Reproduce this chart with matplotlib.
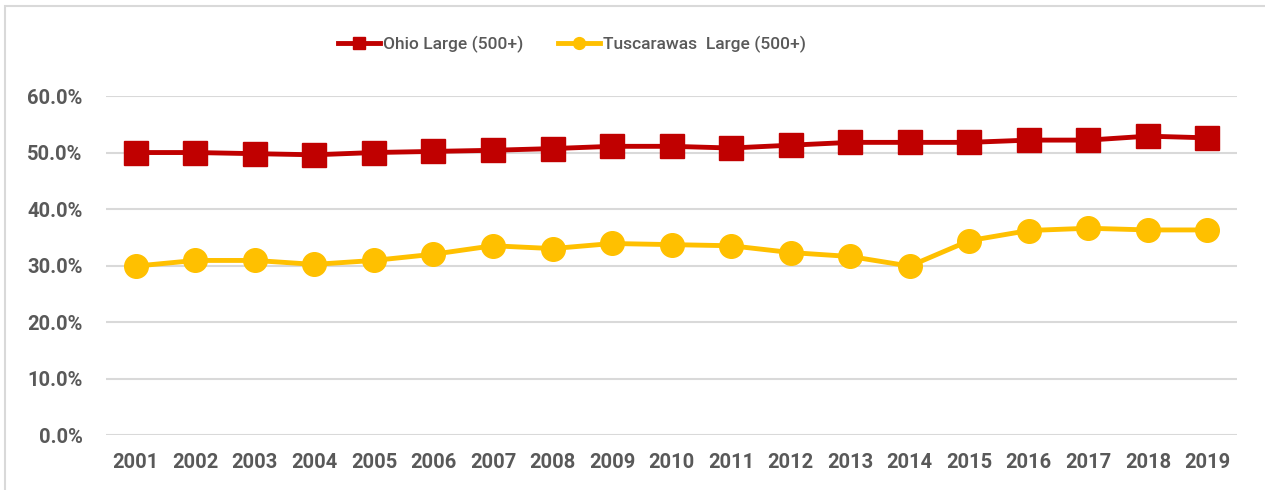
import numpy as np
import matplotlib
matplotlib.use('Agg')
import matplotlib.pyplot as plt
from matplotlib.patches import Rectangle
from matplotlib.ticker import FuncFormatter

plt.rcParams['font.family'] = ['Roboto', 'DejaVu Sans']

years = ['2001', '2002', '2003', '2004', '2005', '2006', '2007', '2008', '2009', '2010',
         '2011', '2012', '2013', '2014', '2015', '2016', '2017', '2018', '2019']
ohio = [50.0, 50.0, 49.8, 49.6, 50.0, 50.2, 50.4, 50.7, 51.1, 51.1,
        50.8, 51.3, 51.8, 51.8, 51.8, 52.2, 52.2, 52.9, 52.6]
tusc = [29.9, 30.9, 30.9, 30.2, 30.9, 32.0, 33.5, 33.0, 33.9, 33.7,
        33.5, 32.3, 31.6, 29.9, 34.4, 36.2, 36.6, 36.3, 36.3]
labels = ['Ohio Large (500+)', 'Tuscarawas  Large (500+)']

red = '#C00000'
gold = '#FFC000'
grey = '#595959'

fig = plt.figure(figsize=(12.65, 4.9), dpi=100)
ax = fig.add_axes([0.0838, 0.1122, 0.8942, 0.6918])

x = np.arange(len(years))
ax.plot(x, ohio, '-s', color=red, linewidth=3.5, markersize=17, label=labels[0])
ax.plot(x, tusc, '-o', color=gold, linewidth=3.5, markersize=17, label=labels[1])

ax.set_xlim(-0.5, len(years) - 0.5)
ax.set_ylim(0, 60)
ax.set_yticks(np.arange(0, 61, 10))
ax.yaxis.set_major_formatter(FuncFormatter(lambda v, p: '%.1f%%' % v))
ax.set_xticks(x)
ax.set_xticklabels(years)
ax.grid(axis='y', color='#D9D9D9', linewidth=1.5)
ax.set_axisbelow(True)
for s in ax.spines.values():
    s.set_visible(False)
ax.tick_params(length=0, labelsize=14.5, labelcolor=grey)
ax.tick_params(axis='x', pad=13)
ax.tick_params(axis='y', pad=17)
for t in ax.get_xticklabels() + ax.get_yticklabels():
    t.set_fontweight('bold')

leg = ax.legend(loc='lower center', bbox_to_anchor=(0.412, 1.08), ncol=2, frameon=False,
                fontsize=12.5, handlelength=2.4, handletextpad=0.2, columnspacing=2.0,
                markerscale=0.5)
for t in leg.get_texts():
    t.set_color(grey)
    t.set_fontweight('medium')

fig.patches.append(Rectangle((5 / 1265, -0.1), 1.2, 1 - 6 / 490 + 0.1,
                             transform=fig.transFigure, fill=False,
                             edgecolor='#D9D9D9', linewidth=1.5))

fig.savefig('out.png', dpi=100)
····················
• [Written instruction] Skip the pictures, please, and transcribe only the lines from the beginning of the material through the one that contains "grey = '#595959'".

• [Solution to this task]
Reproduce this chart with matplotlib.
import numpy as np
import matplotlib
matplotlib.use('Agg')
import matplotlib.pyplot as plt
from matplotlib.patches import Rectangle
from matplotlib.ticker import FuncFormatter

plt.rcParams['font.family'] = ['Roboto', 'DejaVu Sans']

years = ['2001', '2002', '2003', '2004', '2005', '2006', '2007', '2008', '2009', '2010',
         '2011', '2012', '2013', '2014', '2015', '2016', '2017', '2018', '2019']
ohio = [50.0, 50.0, 49.8, 49.6, 50.0, 50.2, 50.4, 50.7, 51.1, 51.1,
        50.8, 51.3, 51.8, 51.8, 51.8, 52.2, 52.2, 52.9, 52.6]
tusc = [29.9, 30.9, 30.9, 30.2, 30.9, 32.0, 33.5, 33.0, 33.9, 33.7,
        33.5, 32.3, 31.6, 29.9, 34.4, 36.2, 36.6, 36.3, 36.3]
labels = ['Ohio Large (500+)', 'Tuscarawas  Large (500+)']

red = '#C00000'
gold = '#FFC000'
grey = '#595959'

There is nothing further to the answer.